Tech Tips / Windows 2000 Server / Installation and Configuration

Migration from NT to Windows 2000, part 1

Migration from Windows NT 4 to Windows 2000 can be a very risky process, especially in large, business-critical environments where you can't afford a failed migration or a few days of downtime. The best way to prepare for real migration is to perform a test migration in a lab.

You have two options: Either you perform a so-called in-place migration, where you just upgrade existing Windows NT 4 domain controllers to Windows 2000, or you do a complete migration with new domain controllers and a clean environment.

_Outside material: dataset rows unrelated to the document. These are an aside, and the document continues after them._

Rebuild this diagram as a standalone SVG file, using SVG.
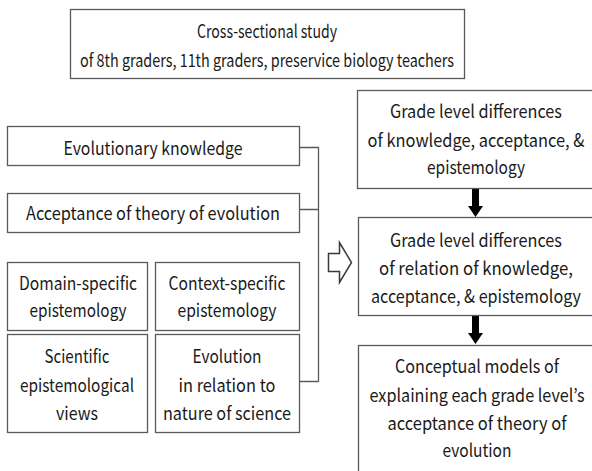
<svg xmlns="http://www.w3.org/2000/svg" width="592" height="471" viewBox="0 0 592 471">
<style>
.box{fill:#fff;stroke:#5a5a5a;stroke-width:1.3}
.t{font-family:"Noto Sans CJK KR","Liberation Sans",sans-serif;font-size:18px;fill:#1a1a1a;text-anchor:middle}
.c{fill:none;stroke:#5a5a5a;stroke-width:1.3}
</style>
<rect width="592" height="471" fill="#fff"/>
<g id="study">
<rect class="box" x="70.5" y="9.5" width="394" height="69"/>
<text class="t" x="267" y="38" textLength="140" lengthAdjust="spacingAndGlyphs">Cross-sectional study</text>
<text class="t" x="267" y="67" textLength="374" lengthAdjust="spacingAndGlyphs">of 8th graders, 11th graders, preservice biology teachers</text>
</g>
<g id="knowledge">
<rect class="box" x="7.5" y="126.5" width="292" height="39"/>
<text class="t" x="153" y="155" textLength="179" lengthAdjust="spacingAndGlyphs">Evolutionary knowledge</text>
</g>
<g id="acceptance">
<rect class="box" x="7.5" y="193.5" width="292" height="39"/>
<text class="t" x="153" y="220" textLength="254" lengthAdjust="spacingAndGlyphs">Acceptance of theory of evolution</text>
</g>
<g id="domain">
<rect class="box" x="7.5" y="262.5" width="140" height="68"/>
<text class="t" x="78" y="290" textLength="118" lengthAdjust="spacingAndGlyphs">Domain-specific</text>
<text class="t" x="78" y="317" textLength="97" lengthAdjust="spacingAndGlyphs">epistemology</text>
</g>
<g id="context">
<rect class="box" x="155.5" y="262.5" width="144" height="68"/>
<text class="t" x="227" y="290" textLength="117" lengthAdjust="spacingAndGlyphs">Context-specific</text>
<text class="t" x="227" y="317" textLength="99" lengthAdjust="spacingAndGlyphs">epistemology</text>
</g>
<g id="scientific">
<rect class="box" x="7.5" y="334.5" width="140" height="98"/>
<text class="t" x="77" y="363" textLength="65" lengthAdjust="spacingAndGlyphs">Scientific</text>
<text class="t" x="77" y="392" textLength="114" lengthAdjust="spacingAndGlyphs">epistemological</text>
<text class="t" x="77" y="420" textLength="42" lengthAdjust="spacingAndGlyphs">views</text>
</g>
<g id="nos">
<rect class="box" x="155.5" y="334.5" width="144" height="98"/>
<text class="t" x="227" y="363" textLength="69" lengthAdjust="spacingAndGlyphs">Evolution</text>
<text class="t" x="227" y="392" textLength="97" lengthAdjust="spacingAndGlyphs">in relation to</text>
<text class="t" x="227" y="420" textLength="128" lengthAdjust="spacingAndGlyphs">nature of science</text>
</g>
<g id="connectors">
<path class="c" d="M299.5 147.5H318.5M299.5 209.5H318.5M299.5 381.5H318.5M318.5 147V382"/>
<path d="M328.5 253.5H339.5V242.5L351.5 262.5L339.5 282.5V271.5H328.5Z" fill="#fff" stroke="#3a3a3a" stroke-width="1.5" stroke-linejoin="miter"/>
<path d="M472 188H479V206H483L475.5 217L468 206H472Z" fill="#000"/>
<path d="M472 315H479V333H483L475.5 344L468 333H472Z" fill="#000"/>
</g>
<g id="diff1">
<rect class="box" x="357.5" y="90.5" width="236" height="98"/>
<text class="t" x="476" y="118" textLength="172" lengthAdjust="spacingAndGlyphs">Grade level differences</text>
<text class="t" x="476" y="147" textLength="217" lengthAdjust="spacingAndGlyphs">of knowledge, acceptance, &amp;</text>
<text class="t" x="476" y="174" textLength="98" lengthAdjust="spacingAndGlyphs">epistemology</text>
</g>
<g id="diff2">
<rect class="box" x="358.5" y="217.5" width="235" height="98"/>
<text class="t" x="476" y="247" textLength="172" lengthAdjust="spacingAndGlyphs">Grade level differences</text>
<text class="t" x="476" y="275" textLength="194" lengthAdjust="spacingAndGlyphs">of relation of knowledge,</text>
<text class="t" x="476" y="303" textLength="210" lengthAdjust="spacingAndGlyphs">acceptance, &amp; epistemology</text>
</g>
<g id="models">
<rect class="box" x="358.5" y="345.5" width="235" height="130"/>
<text class="t" x="477" y="373" textLength="164" lengthAdjust="spacingAndGlyphs">Conceptual models of</text>
<text class="t" x="477" y="402" textLength="215" lengthAdjust="spacingAndGlyphs">explaining each grade level’s</text>
<text class="t" x="477" y="430" textLength="179" lengthAdjust="spacingAndGlyphs">acceptance of theory of</text>
<text class="t" x="477" y="457" textLength="69" lengthAdjust="spacingAndGlyphs">evolution</text>
</g>
</svg>
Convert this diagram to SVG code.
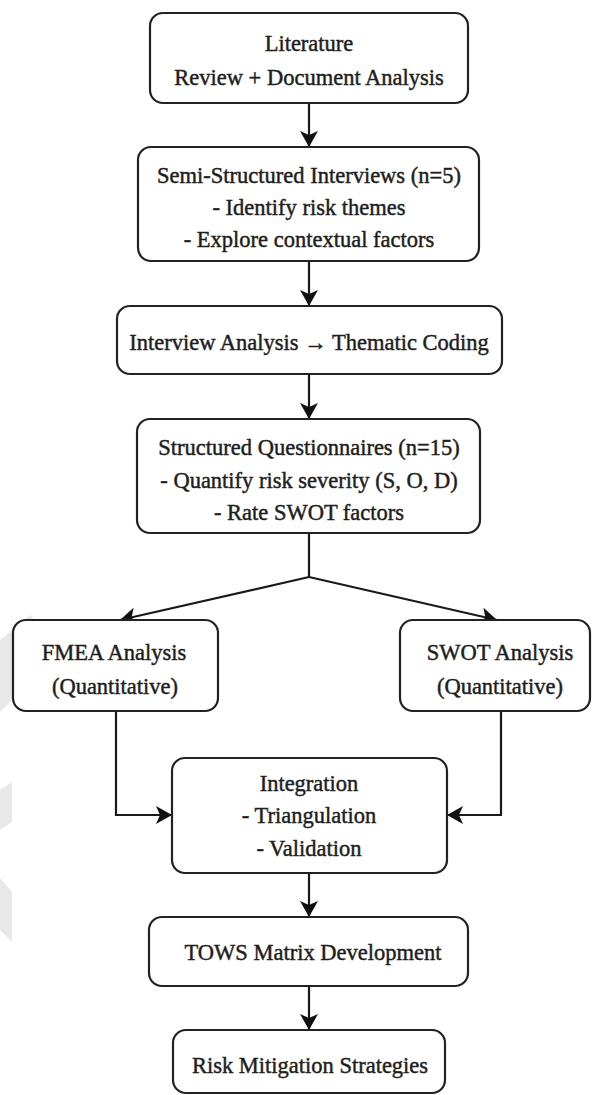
<svg xmlns="http://www.w3.org/2000/svg" width="594" height="1095" viewBox="0 0 594 1095">
  <style>
    .box { fill: #ffffff; stroke: #222222; stroke-width: 2.2; }
    .lbl { font-family: "Liberation Serif", "Times New Roman", serif; font-size: 22.5px; fill: #1e1e1e; stroke: #1e1e1e; stroke-width: 0.45; text-anchor: middle; }
    .edge { fill: none; stroke: #1a1a1a; stroke-width: 2.2; }
    .wm { fill: #e8e8e8; }
  </style>
  <defs>
    <marker id="arrow" viewBox="0 0 16 18" refX="16" refY="9" markerWidth="16" markerHeight="18" markerUnits="userSpaceOnUse" orient="auto">
      <path d="M0,0 L16,9 L0,18 L4,9 z" fill="#111111"/>
    </marker>
  </defs>

  <rect width="594" height="1095" fill="#ffffff"/>

  <!-- faint background marks along the left edge -->
  <g id="background-marks">
    <polygon class="wm" points="0,640 30,615 36,622 12,648 12,700 0,712"/>
    <polygon class="wm" points="0,790 12,782 12,822 0,830"/>
    <polygon class="wm" points="0,878 12,892 12,942 0,930"/>
  </g>

  <!-- connectors -->
  <g id="connectors">
    <line class="edge" x1="309" y1="103" x2="309" y2="147" marker-end="url(#arrow)"/>
    <line class="edge" x1="309" y1="261" x2="309" y2="306" marker-end="url(#arrow)"/>
    <line class="edge" x1="309" y1="374" x2="309" y2="419" marker-end="url(#arrow)"/>
    <line class="edge" x1="309" y1="533" x2="309" y2="577"/>
    <line class="edge" x1="309" y1="577" x2="120" y2="620" marker-end="url(#arrow)"/>
    <line class="edge" x1="309" y1="577" x2="497" y2="620" marker-end="url(#arrow)"/>
    <path class="edge" d="M116,711 V815 H172" marker-end="url(#arrow)"/>
    <path class="edge" d="M501,711 V815 H447" marker-end="url(#arrow)"/>
    <line class="edge" x1="309" y1="873" x2="309" y2="917" marker-end="url(#arrow)"/>
    <line class="edge" x1="309" y1="986" x2="309" y2="1030" marker-end="url(#arrow)"/>
  </g>

  <g id="literature-review">
    <rect class="box" x="150" y="13" width="318" height="90" rx="13"/>
    <text class="lbl" x="309" y="51">Literature</text>
    <text class="lbl" x="309" y="85">Review + Document Analysis</text>
  </g>

  <g id="interviews">
    <rect class="box" x="138" y="147" width="341" height="114" rx="13"/>
    <text class="lbl" x="309" y="183">Semi-Structured Interviews (n=5)</text>
    <text class="lbl" x="309" y="215">- Identify risk themes</text>
    <text class="lbl" x="309" y="247">- Explore contextual factors</text>
  </g>

  <g id="interview-analysis">
    <rect class="box" x="117" y="306" width="385" height="68" rx="13"/>
    <text class="lbl" x="309" y="350">Interview Analysis → Thematic Coding</text>
  </g>

  <g id="questionnaires">
    <rect class="box" x="137" y="419" width="343" height="114" rx="13"/>
    <text class="lbl" x="309" y="455">Structured Questionnaires (n=15)</text>
    <text class="lbl" x="309" y="488">- Quantify risk severity (S, O, D)</text>
    <text class="lbl" x="309" y="520">- Rate SWOT factors</text>
  </g>

  <g id="fmea">
    <rect class="box" x="13" y="620" width="205" height="91" rx="13"/>
    <text class="lbl" x="114" y="660">FMEA Analysis</text>
    <text class="lbl" x="115" y="694">(Quantitative)</text>
  </g>

  <g id="swot">
    <rect class="box" x="400" y="620" width="190" height="91" rx="13"/>
    <text class="lbl" x="500" y="660">SWOT Analysis</text>
    <text class="lbl" x="500" y="694">(Quantitative)</text>
  </g>

  <g id="integration">
    <rect class="box" x="172" y="758" width="275" height="115" rx="13"/>
    <text class="lbl" x="309" y="791">Integration</text>
    <text class="lbl" x="309" y="823">- Triangulation</text>
    <text class="lbl" x="309" y="856">- Validation</text>
  </g>

  <g id="tows">
    <rect class="box" x="149" y="917" width="319" height="69" rx="13"/>
    <text class="lbl" x="313" y="960">TOWS Matrix Development</text>
  </g>

  <g id="mitigation">
    <rect class="box" x="173" y="1030" width="272" height="63" rx="13"/>
    <text class="lbl" x="310" y="1073">Risk Mitigation Strategies</text>
  </g>
</svg>
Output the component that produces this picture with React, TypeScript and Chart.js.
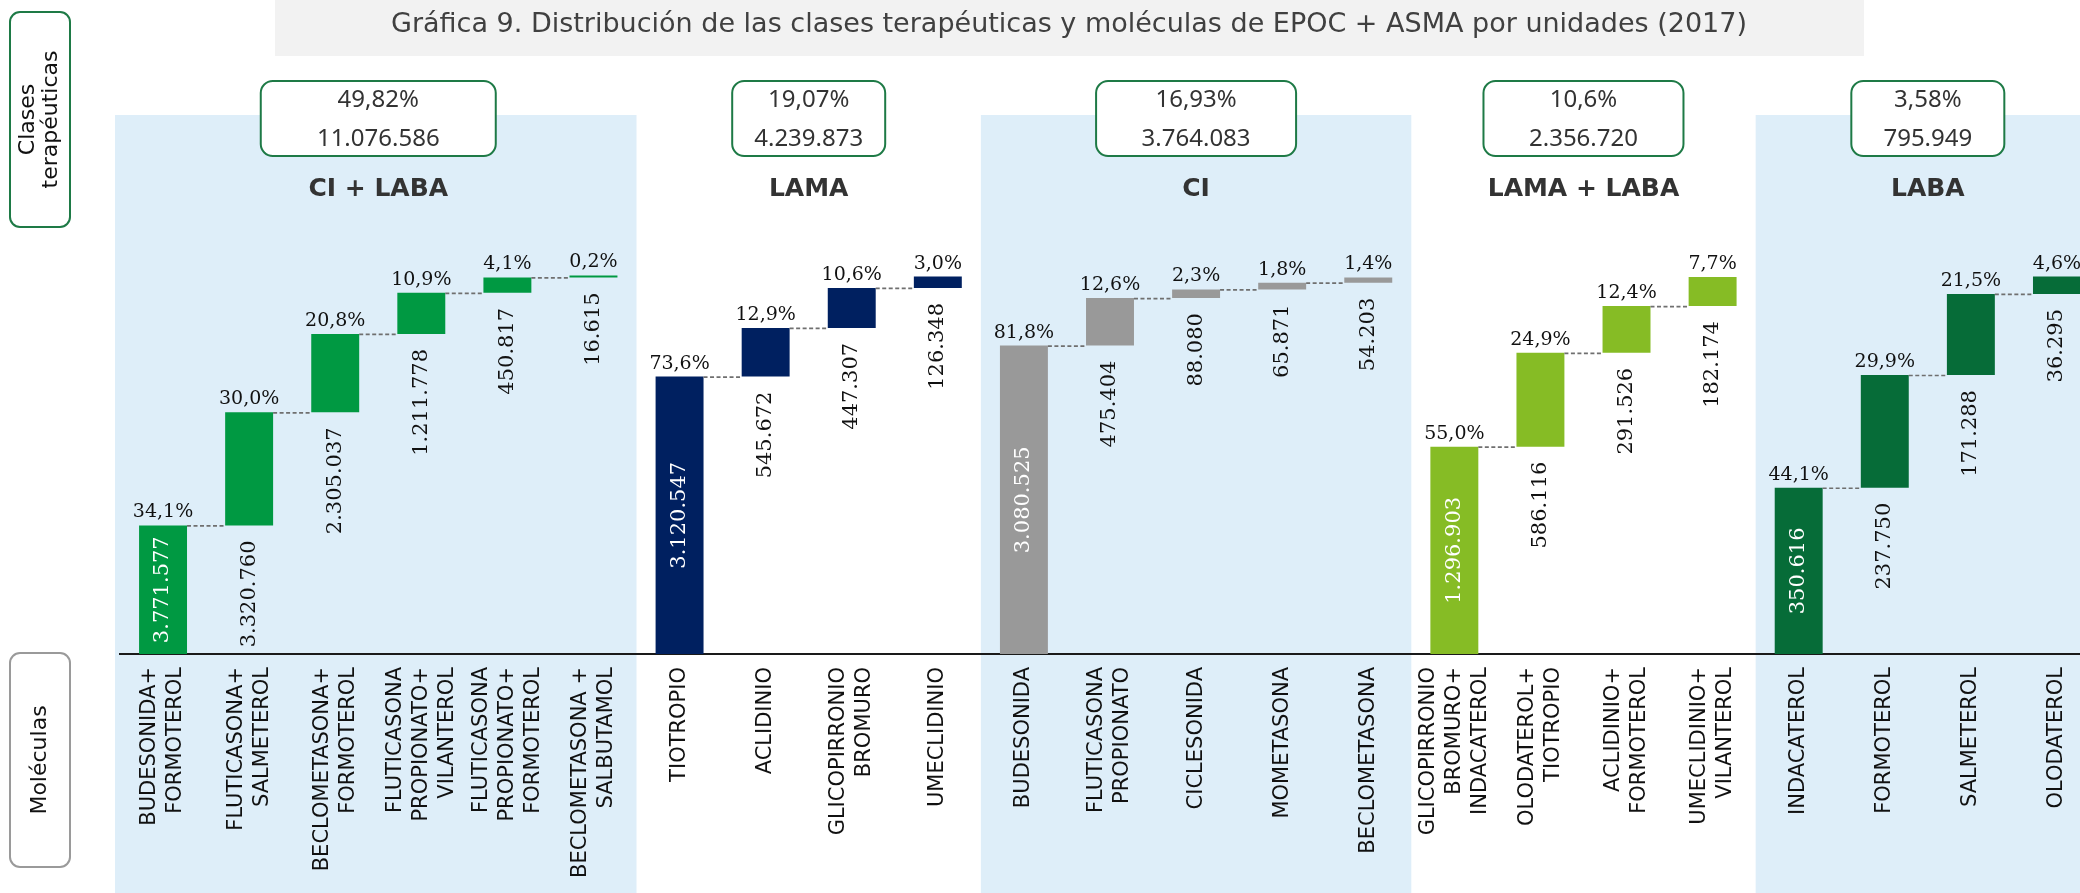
import React, { useEffect, useRef } from "react";
import { Chart, registerables } from "chart.js";

Chart.register(...registerables);

// ---------- DATA ----------
const TITLE =
  "Gráfica 9. Distribución de las clases terapéuticas y moléculas de EPOC + ASMA por unidades (2017)";
const LEFT_TOP_LABEL = ["Clases", "terapéuticas"];
const LEFT_BOTTOM_LABEL = ["Moléculas"];

const GROUP_NAMES = ["CI + LABA", "LAMA", "CI", "LAMA + LABA", "LABA"];
const GROUP_SHARE = [49.82, 19.07, 16.93, 10.6, 3.58];
const GROUP_TOTAL = [11076586, 4239873, 3764083, 2356720, 795949];
const GROUP_SIZES = [6, 4, 5, 4, 4];

const MOLECULES: string[][] = [
  ["BUDESONIDA+", "FORMOTEROL"],
  ["FLUTICASONA+", "SALMETEROL"],
  ["BECLOMETASONA+", "FORMOTEROL"],
  ["FLUTICASONA", "PROPIONATO+", "VILANTEROL"],
  ["FLUTICASONA", "PROPIONATO+", "FORMOTEROL"],
  ["BECLOMETASONA +", "SALBUTAMOL"],
  ["TIOTROPIO"],
  ["ACLIDINIO"],
  ["GLICOPIRRONIO", "BROMURO"],
  ["UMECLIDINIO"],
  ["BUDESONIDA"],
  ["FLUTICASONA", "PROPIONATO"],
  ["CICLESONIDA"],
  ["MOMETASONA"],
  ["BECLOMETASONA"],
  ["GLICOPIRRONIO", "BROMURO+", "INDACATEROL"],
  ["OLODATEROL+", "TIOTROPIO"],
  ["ACLIDINIO+", "FORMOTEROL"],
  ["UMECLIDINIO+", "VILANTEROL"],
  ["INDACATEROL"],
  ["FORMOTEROL"],
  ["SALMETEROL"],
  ["OLODATEROL"],
];

const MOLECULE_PCT = [
  34.1, 30.0, 20.8, 10.9, 4.1, 0.2,
  73.6, 12.9, 10.6, 3.0,
  81.8, 12.6, 2.3, 1.8, 1.4,
  55.0, 24.9, 12.4, 7.7,
  44.1, 29.9, 21.5, 4.6,
];

const MOLECULE_UNITS = [
  3771577, 3320760, 2305037, 1211778, 450817, 16615,
  3120547, 545672, 447307, 126348,
  3080525, 475404, 88080, 65871, 54203,
  1296903, 586116, 291526, 182174,
  350616, 237750, 171288, 36295,
];

// ---------- STYLE ----------
const GROUP_COLORS = ["#009942", "#002060", "#999999", "#86BC25", "#066C38"];
const GROUP_SHADED = [true, false, true, false, true];
const BOX_WIDTHS = [235, 153, 200, 200, 153];
const SHADE = "#DEEEF9";
const SANS = "'DejaVu Sans', Verdana, sans-serif";
const BOX_SANS = "'Noto Sans', 'DejaVu Sans', sans-serif";
const SERIF = "'DejaVu Serif', Georgia, serif";

// ---------- DERIVED ----------
const groupOf: number[] = [];
const firstInGroup: boolean[] = [];
const floating: [number, number][] = [];
{
  let idx = 0;
  GROUP_SIZES.forEach((n, g) => {
    let acc = 0;
    for (let k = 0; k < n; k++) {
      const v = MOLECULE_PCT[idx];
      floating.push([acc, acc + v]);
      acc += v;
      groupOf.push(g);
      firstInGroup.push(k === 0);
      idx++;
    }
  });
}
const barColors = groupOf.map((g) => GROUP_COLORS[g]);
const categoryKeys = MOLECULES.map((m) => m.join(" "));

const fmtInt = (n: number) => String(n).replace(/\B(?=(\d{3})+(?!\d))/g, ".");
const fmtPct1 = (v: number) => v.toFixed(1).replace(".", ",") + "%";
const fmtShare = (v: number) => String(v).replace(".", ",") + "%";

const decorPlugin = {
  id: "decor",
  beforeDraw(chart: any) {
    const ctx: CanvasRenderingContext2D = chart.ctx;
    const xs = chart.scales.x;
    const pitch = xs.getPixelForValue(1) - xs.getPixelForValue(0);
    ctx.save();
    ctx.fillStyle = "#ffffff";
    ctx.fillRect(0, 0, chart.width, chart.height);

    // group backgrounds
    let start = 0;
    GROUP_SIZES.forEach((n, g) => {
      const left = xs.getPixelForValue(start) - pitch / 2 - (g === 0 ? 5 : 0);
      const right = xs.getPixelForValue(start + n - 1) + pitch / 2;
      if (GROUP_SHADED[g]) {
        ctx.fillStyle = SHADE;
        ctx.fillRect(left, 115, right - left, chart.height - 115);
      }
      start += n;
    });
    // group headers
    start = 0;
    GROUP_SIZES.forEach((n, g) => {
      const left = xs.getPixelForValue(start) - pitch / 2;
      const right = xs.getPixelForValue(start + n - 1) + pitch / 2;
      const cx = (left + right) / 2;
      const w = BOX_WIDTHS[g];
      ctx.beginPath();
      (ctx as any).roundRect(cx - w / 2, 81, w, 75, 12);
      ctx.fillStyle = "#ffffff";
      ctx.fill();
      ctx.lineWidth = 2;
      ctx.strokeStyle = "#1E7A46";
      ctx.stroke();
      ctx.fillStyle = "#333333";
      ctx.font = `24px ${BOX_SANS}`;
      ctx.textAlign = "center";
      ctx.textBaseline = "middle";
      ctx.fillText(fmtShare(GROUP_SHARE[g]), cx, 100);
      ctx.fillText(fmtInt(GROUP_TOTAL[g]), cx, 139);
      ctx.font = `bold 25px ${SANS}`;
      ctx.fillText(GROUP_NAMES[g], cx, 189);
      start += n;
    });

    // title
    ctx.fillStyle = "#F2F2F2";
    ctx.fillRect(275, 0, 1589, 56);
    ctx.fillStyle = "#404040";
    ctx.font = `27px ${SANS}`;
    ctx.textAlign = "center";
    ctx.textBaseline = "middle";
    ctx.fillText(TITLE, 1069, 25);

    // left boxes
    const sideBox = (y: number, h: number, color: string, lines: string[]) => {
      ctx.beginPath();
      (ctx as any).roundRect(10, y, 60, h, 10);
      ctx.fillStyle = "#ffffff";
      ctx.fill();
      ctx.lineWidth = 2;
      ctx.strokeStyle = color;
      ctx.stroke();
      ctx.save();
      ctx.translate(40, y + h / 2);
      ctx.rotate(-Math.PI / 2);
      ctx.fillStyle = "#111111";
      ctx.font = `22px ${SANS}`;
      ctx.textAlign = "center";
      ctx.textBaseline = "middle";
      const lh = 23;
      lines.forEach((t, k) => {
        ctx.fillText(t, 0, (k - (lines.length - 1) / 2) * lh);
      });
      ctx.restore();
    };
    sideBox(12, 215, "#1E7A46", LEFT_TOP_LABEL);
    sideBox(653, 214, "#9A9A9A", LEFT_BOTTOM_LABEL);
    ctx.restore();
  },
  afterDatasetsDraw(chart: any) {
    const ctx: CanvasRenderingContext2D = chart.ctx;
    const meta = chart.getDatasetMeta(0);
    const xs = chart.scales.x;
    ctx.save();
    const bars = meta.data.map((el: any) => {
      const p = el.getProps(["x", "y", "base", "width"], true);
      return {
        x: p.x,
        w: p.width,
        top: Math.min(p.y, p.base),
        bottom: Math.max(p.y, p.base),
      };
    });

    // connectors
    ctx.strokeStyle = "#6F6F6F";
    ctx.lineWidth = 1.7;
    ctx.setLineDash([4, 2.5]);
    for (let i = 0; i < bars.length - 1; i++) {
      if (groupOf[i] !== groupOf[i + 1]) continue;
      const y = bars[i].top + 0.5;
      ctx.beginPath();
      ctx.moveTo(bars[i].x + bars[i].w / 2, y);
      ctx.lineTo(bars[i + 1].x - bars[i + 1].w / 2, y);
      ctx.stroke();
    }
    ctx.setLineDash([]);

    // percent labels
    ctx.fillStyle = "#111111";
    ctx.font = `19px ${SERIF}`;
    ctx.textAlign = "center";
    ctx.textBaseline = "alphabetic";
    bars.forEach((b: any, i: number) => {
      ctx.fillText(fmtPct1(MOLECULE_PCT[i]), b.x, b.top - 8);
    });

    // value labels
    ctx.font = `21px ${SERIF}`;
    bars.forEach((b: any, i: number) => {
      ctx.save();
      if (firstInGroup[i]) {
        ctx.fillStyle = "#ffffff";
        ctx.translate(b.x, (b.top + b.bottom) / 2);
        ctx.rotate(-Math.PI / 2);
        ctx.textAlign = "center";
      } else {
        ctx.fillStyle = "#111111";
        ctx.translate(b.x, b.bottom + 15);
        ctx.rotate(-Math.PI / 2);
        ctx.textAlign = "right";
      }
      ctx.textBaseline = "middle";
      ctx.fillText(fmtInt(MOLECULE_UNITS[i]), 0, 0);
      ctx.restore();
    });

    // category labels (vertical, block centred on the category)
    ctx.fillStyle = "#111111";
    ctx.font = `21px ${SANS}`;
    const lh = 26;
    const top = chart.chartArea.bottom + 13;
    MOLECULES.forEach((lines, i) => {
      const cx = xs.getPixelForValue(i);
      ctx.save();
      ctx.translate(cx, top);
      ctx.rotate(-Math.PI / 2);
      ctx.textAlign = "right";
      ctx.textBaseline = "middle";
      lines.forEach((t, k) => {
        ctx.fillText(t, 0, (k - (lines.length - 1) / 2) * lh);
      });
      ctx.restore();
    });
    ctx.restore();
  },
};

export default function App() {
  const canvasRef = useRef<HTMLCanvasElement | null>(null);

  useEffect(() => {
    const canvas = canvasRef.current;
    if (!canvas) return;
    const chart = new Chart(canvas, {
      type: "bar",
      data: {
        labels: categoryKeys,
        datasets: [
          {
            data: floating as any,
            backgroundColor: barColors,
            borderWidth: 0,
            barPercentage: 0.557,
            categoryPercentage: 1,
            minBarLength: 2,
            clip: false as any,
          },
        ],
      },
      options: {
        responsive: false,
        devicePixelRatio: 1,
        animation: false,
        layout: { padding: { top: 277, left: 120, right: 10, bottom: 0 } },
        plugins: {
          legend: { display: false },
          tooltip: { enabled: false },
          title: { display: false },
        },
        scales: {
          x: {
            grid: { display: false, drawTicks: false },
            border: { display: true, color: "#1a1a1a", width: 2 },
            ticks: { display: false },
            afterFit: (s: any) => {
              s.height = 239;
            },
          },
          y: { display: false, min: 0, max: 100 },
        },
      },
      plugins: [decorPlugin],
    });
    return () => chart.destroy();
  }, []);

  return (
    <div
      style={{
        position: "absolute",
        left: 0,
        top: 0,
        width: 2080,
        height: 893,
        overflow: "hidden",
        background: "#ffffff",
      }}
    >
      <canvas
        ref={canvasRef}
        width={2110}
        height={893}
        style={{ width: 2110, height: 893, display: "block" }}
      />
    </div>
  );
}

Let's explore the in-place solution first. You can do in-place migration when you have existing domain controllers capable of running Windows 2000, and you want to migrate a whole domain. To do a test migration, you just take a Backup Domain Controller (BDC) off the real network and put it in the lab. You also want to add additional servers to represent the real-life environment.

You then promote the BDC to Primary Domain Controller (PDC) and upgrade it to Windows 2000. You can upgrade other member servers to Windows 2000 later. What's more important is that all original functionality is preserved after you upgrade to Windows 2000. This includes users' logons, file sharing, printing, and other services.

During this test upgrade, you'll get experience and knowledge of any issues that are waiting for you during real migration. After you thoroughly perform migration in a lab environment, you'll be ready to go into the wild!